I've moved the rest of this post to the On The Road Again forum.

Later

Ceetar
Jul 30 2018 01:17 PM
Re: Youth baseball, modern pitching trends, and the DH.

it seems almost a given that the DH is going to happen along with expansion (And possibly some sort of realignment associated with that). Personally I hope it's 4 teams (2 in say, Mexico, 1 in southwestern canada to help travel considerations all around) but either way that's 50-100 more player jobs, and it's going to shift the percentage of revenue going to the players at least for a few years. (Or maybe not. Do two new teams generate 200 million in revenue for the league? they might..)

Might serve to dilute to the pitcher pool some, which might help balls in play if that's a concern.
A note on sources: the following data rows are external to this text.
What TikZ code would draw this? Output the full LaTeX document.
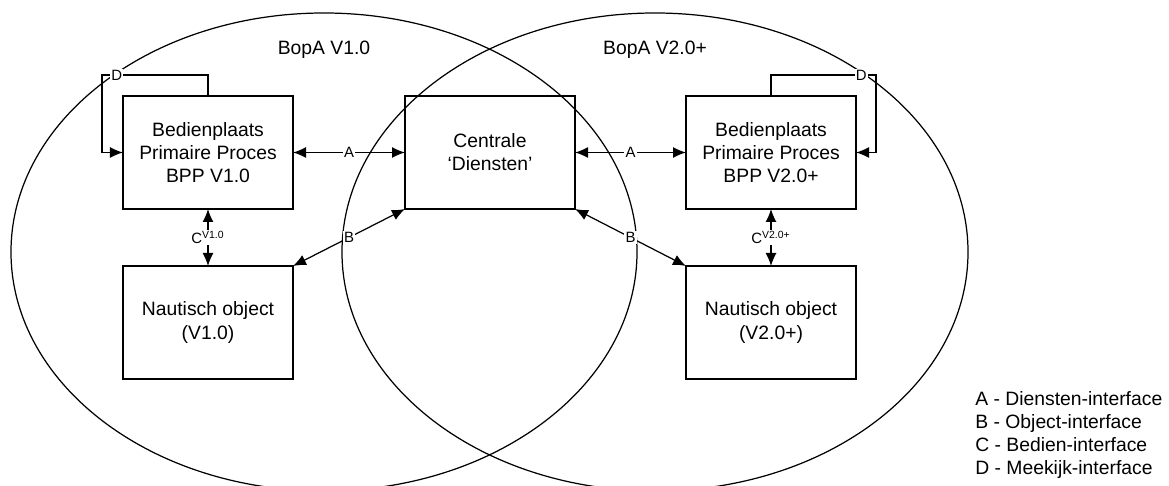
\documentclass[tikz,border=0pt]{standalone}
\usepackage{fontspec}
\setmainfont{Liberation Sans}
\usetikzlibrary{positioning, arrows.meta}

\tikzset{
  dienst/.style={draw, line width=0.7pt, minimum width=3.4cm, minimum height=2.26cm,
    align=center, outer sep=0pt, font=\fontsize{11}{13.1}\selectfont},
  link/.style={line width=0.7pt, {Latex[length=2.6mm,width=2.2mm]}-{Latex[length=2.6mm,width=2.2mm]}},
  meekijk/.style={line width=0.7pt, -{Latex[length=2.6mm,width=2.2mm]}},
  tag/.style={fill=white, inner sep=0.6pt, font=\fontsize{8.5}{9}\selectfont},
}

\begin{document}
\begin{tikzpicture}[x=0.2mm, y=-0.2mm]
      \useasboundingbox (0,0) rectangle (1169,486);

      % de twee BopA-domeinen
      \begin{scope}
        \clip (0,0) rectangle (1169,486);
        \draw[line width=0.7pt] (324,252) ellipse [x radius=6.26cm, y radius=4.78cm];
        \draw[line width=0.7pt] (655,252) ellipse [x radius=6.26cm, y radius=4.78cm];
      \end{scope}
      \node[font=\fontsize{11}{13}\selectfont] (titelA) at (324,50) {BopA V1.0};
      \node[font=\fontsize{11}{13}\selectfont] (titelB) at (655,50) {BopA V2.0+};

      \node[dienst] (bppA) at (208,152.5) {Bedienplaats\\Primaire Proces\\BPP V1.0};
      \node[dienst, right=2.24cm of bppA] (centrale) {Centrale\\‘Diensten’};
      \node[dienst, right=2.22cm of centrale] (bppB) {Bedienplaats\\Primaire Proces\\BPP V2.0+};
      \node[dienst, below=1.14cm of bppA] (objA) {Nautisch object\\(V1.0)};
      \node[dienst, below=1.14cm of bppB] (objB) {Nautisch object\\(V2.0+)};

      \draw[link] (bppA.east) -- (centrale.west) node[tag, midway] {A};
      \draw[link] (centrale.east) -- (bppB.west) node[tag, midway] {A};
      \draw[link] (centrale.south west) -- (objA.north east) node[tag, midway] {B};
      \draw[link] (centrale.south east) -- (objB.north west) node[tag, midway] {B};
      \draw[link] (bppA.south) -- (objA.north) node[tag, midway] {C\textsuperscript{V1.0}};
      \draw[link] (bppB.south) -- (objB.north) node[tag, midway] {C\textsuperscript{V2.0+}};

      \coordinate (hoekA) at (102,75);
      \coordinate (hoekB) at (876,75);
      \draw[meekijk] (bppA.north) |- node[tag, pos=0.93] {D} (hoekA) |- (bppA.west);
      \draw[meekijk] (bppB.north) |- node[tag, pos=0.93] {D} (hoekB) |- (bppB.east);

      \node[anchor=north west, align=left, inner sep=0pt, font=\fontsize{11}{13.1}\selectfont]
        (legenda) at (975,391) {A - Diensten-interface\\B - Object-interface\\C - Bedien-interface\\D - Meekijk-interface};
\end{tikzpicture}
\end{document}
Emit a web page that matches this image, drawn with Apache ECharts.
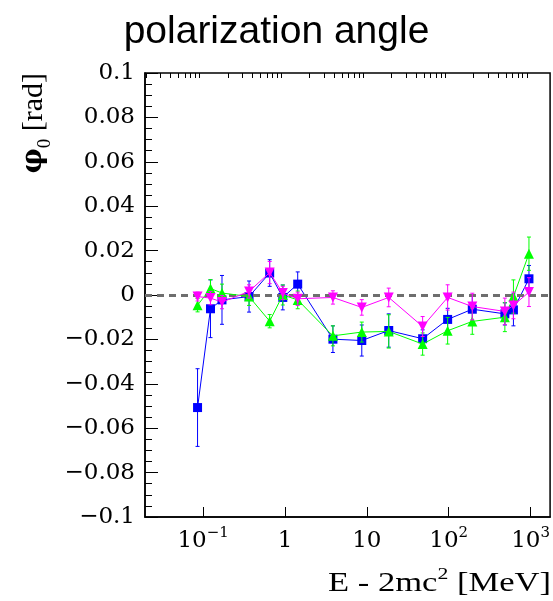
<!DOCTYPE html>
<html>
<head>
<meta charset="utf-8">
<script src="https://cdn.jsdelivr.net/npm/echarts@6/dist/echarts.min.js"></script>
<style>
html,body{margin:0;padding:0;background:#fff;}
#chart{width:553px;height:601px;}
</style>
</head>
<body>
<div id="chart"></div>
<script>
// ---- data ----
const energies = [0.0855, 0.123, 0.17, 0.364, 0.65, 0.94, 1.43, 3.85, 8.67, 18.5, 48, 97, 194, 485, 617, 955];
const blueValues  = [-0.0507, -0.0062, -0.0022, -0.0007, 0.0099, -0.0011, 0.0049, -0.0199, -0.0205, -0.0160, -0.0197, -0.0110, -0.0064, -0.0085, -0.0067, 0.0073];
const blueErrors  = [0.0175, 0.013, 0.011, 0.007, 0.006, 0.0056, 0.0055, 0.006, 0.007, 0.0075, 0.004, 0.005, 0.006, 0.005, 0.0072, 0.006];
const greenValues = [-0.0046, 0.0029, 0.0009, -0.0007, -0.0118, 0.0000, -0.0022, -0.0184, -0.0167, -0.0164, -0.0221, -0.0161, -0.0119, -0.0100, -0.0007, 0.0186];
const greenErrors = [0.003, 0.004, 0.004, 0.004, 0.003, 0.0045, 0.004, 0.0045, 0.0045, 0.0075, 0.005, 0.006, 0.0058, 0.0065, 0.0075, 0.0075];
const magentaValues = [-0.0007, -0.0014, -0.0032, 0.0016, 0.0101, 0.0009, -0.0017, -0.0011, -0.0056, -0.0011, -0.0142, -0.0011, -0.0052, -0.0074, -0.0047, 0.0013];
const magentaErrors = [0.002, 0.003, 0.003, 0.003, 0.005, 0.003, 0.003, 0.003, 0.0035, 0.0042, 0.0045, 0.0057, 0.006, 0.006, 0.006, 0.0065];
const xRange = [0.0195, 1730];
const yRange = [-0.1, 0.1];
const xMajorTicks = [0.1, 1, 10, 100, 1000];
const xTickLabels = ['10{sup|\u22121}', '1', '10', '10{sup|2}', '10{sup|3}'];
const titleText = 'polarization angle';

// ---- helpers ----
const lg = Math.log10;
const xMinorTicks = [];
for (let d = -2; d <= 3; d++) {
  for (let m = 2; m <= 9; m++) {
    const v = m * Math.pow(10, d);
    if (v >= xRange[0] && v <= xRange[1]) xMinorTicks.push(lg(v));
  }
}
const yMinor = [];
for (let i = -20; i <= 20; i++) yMinor.push(i * 0.005);

function pts(vals) { return vals.map((v, i) => [lg(energies[i]), v]); }
function errData(vals, errs) { return vals.map((v, i) => [lg(energies[i]), v - errs[i], v + errs[i]]); }

function errSeries(vals, errs, color, z) {
  return {
    type: 'custom',
    z: z,
    data: errData(vals, errs),
    renderItem: function (params, api) {
      const x = api.value(0);
      const lo = api.coord([x, api.value(1)]);
      const hi = api.coord([x, api.value(2)]);
      const c = 2;
      return {
        type: 'group',
        children: [
          { type: 'line', shape: { x1: lo[0], y1: lo[1], x2: hi[0], y2: hi[1] }, style: { stroke: color, lineWidth: 1 } },
          { type: 'line', shape: { x1: lo[0] - c, y1: lo[1], x2: lo[0] + c, y2: lo[1] }, style: { stroke: color, lineWidth: 1 } },
          { type: 'line', shape: { x1: hi[0] - c, y1: hi[1], x2: hi[0] + c, y2: hi[1] }, style: { stroke: color, lineWidth: 1 } }
        ]
      };
    },
    silent: true
  };
}

function lineSeries(vals, color, symbol, size, rotate, z) {
  return {
    type: 'line',
    data: pts(vals),
    z: z,
    symbol: symbol,
    symbolSize: size,
    symbolRotate: rotate,
    showAllSymbol: true,
    lineStyle: { color: color, width: 1 },
    itemStyle: { color: color, borderWidth: 0 },
    emphasis: { disabled: true },
    animation: false
  };
}

const chart = echarts.init(document.getElementById('chart'), null, { renderer: 'canvas' });
const serif = 'Liberation Serif';
const tickFont = 'DejaVu Serif';

chart.setOption({
  animation: false,
  backgroundColor: '#ffffff',
  title: {
    text: titleText,
    left: 'center',
    top: 8,
    textStyle: { fontFamily: 'Liberation Sans', fontWeight: 'normal', fontSize: 39, color: '#000' }
  },
  grid: {
    left: 145, top: 73, right: 2, bottom: 84,
    show: true, borderColor: '#000', borderWidth: 1.5, backgroundColor: 'transparent'
  },
  xAxis: [
    {
      type: 'value', min: lg(xRange[0]), max: lg(xRange[1]),
      axisLine: { show: true, onZero: false, lineStyle: { color: '#000', width: 1.5 } },
      axisTick: { show: true, inside: true, length: 10, customValues: xMajorTicks.map(lg), lineStyle: { color: '#000' } },
      axisLabel: {
        show: true, customValues: xMajorTicks.map(lg), margin: 9,
        formatter: function (v) { const i = xMajorTicks.map(lg).findIndex(t => Math.abs(t - v) < 1e-6); return i >= 0 ? xTickLabels[i] : ''; },
        fontFamily: tickFont, fontSize: 23, color: '#000', lineHeight: 30,
        rich: { sup: { fontFamily: tickFont, fontSize: 15, color: '#000', verticalAlign: 'top', lineHeight: 16 } }
      },
      splitLine: { show: false }
    },
    {
      type: 'value', min: lg(xRange[0]), max: lg(xRange[1]),
      axisLine: { show: false, onZero: false },
      axisTick: { show: true, inside: true, length: 5, customValues: xMinorTicks, lineStyle: { color: '#000' } },
      axisLabel: { show: false },
      splitLine: { show: false }
    }
  ],
  yAxis: [
    {
      type: 'value', min: yRange[0], max: yRange[1], interval: 0.02,
      axisLine: { show: true, onZero: false, lineStyle: { color: '#000', width: 1.5 } },
      axisTick: { show: true, inside: true, length: 13, lineStyle: { color: '#000' } },
      axisLabel: {
        margin: 10, fontFamily: tickFont, fontSize: 23, color: '#000',
        formatter: function (v) { return String(parseFloat(v.toFixed(3))).replace('-', '\u2212'); }
      },
      splitLine: { show: false }
    },
    {
      type: 'value', min: yRange[0], max: yRange[1], position: 'left',
      axisLine: { show: false, onZero: false },
      axisTick: { show: true, inside: true, length: 7, customValues: yMinor, lineStyle: { color: '#000' } },
      axisLabel: { show: false },
      splitLine: { show: false }
    }
  ],
  series: [
    {
      type: 'line', data: [], silent: true,
      markLine: {
        silent: true, symbol: 'none', animation: false,
        label: { show: false },
        lineStyle: { color: '#6e6e6e', type: [7, 5], width: 3 },
        data: [{ yAxis: 0 }]
      },
      z: 1
    },
    errSeries(blueValues, blueErrors, '#0000ff', 3),
    lineSeries(blueValues, '#0000ff', 'rect', 9, 0, 4),
    errSeries(greenValues, greenErrors, '#00ff00', 5),
    lineSeries(greenValues, '#00ff00', 'triangle', 10, 0, 6),
    errSeries(magentaValues, magentaErrors, '#ff00ff', 7),
    lineSeries(magentaValues, '#ff00ff', 'triangle', 10, 180, 8)
  ],
  graphic: [
    {
      type: 'text', x: 34, y: 73, rotation: Math.PI / 2,
      style: {
        text: '{p|\u03c6}{s|0}{r| [rad]}',
        align: 'right', verticalAlign: 'middle',
        rich: {
          p: { fontFamily: 'DejaVu Serif', fontSize: 28, fontWeight: 'bold', fill: '#000', verticalAlign: 'middle' },
          s: { fontFamily: serif, fontSize: 19, fill: '#000', verticalAlign: 'bottom', lineHeight: 42 },
          r: { fontFamily: serif, fontSize: 30, fill: '#000', verticalAlign: 'middle' }
        }
      }
    },
    {
      type: 'text', x: 551, y: 584, scaleX: 1.28,
      style: {
        text: '{m|E - 2mc}{sup|2}{m| [MeV]}',
        align: 'right', verticalAlign: 'middle',
        rich: {
          m: { fontFamily: serif, fontSize: 27, fill: '#000', lineHeight: 36 },
          sup: { fontFamily: serif, fontSize: 17, fill: '#000', verticalAlign: 'top', lineHeight: 20 }
        }
      }
    }
  ]
});
</script>
</body>
</html>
We might actually get more playoffs this way. I don't see MLB wanting to abandon the one-game wild card thing so I think you gotta keep the division even. I'd favor four 8 team divisions over 8 4 team ones, but I can see them going the NFL way and it'll make some weird divisions and a lot of teeth gnashing over some division winners in the future. But byes don't really work in baseball.

But with 2 8 team divisions you might have to eliminate 'winning the division' as super meaningful. NHL style with the top 3 winning? four wildcards (per league) they each play each other in a 1-game elimination and then play the division winner?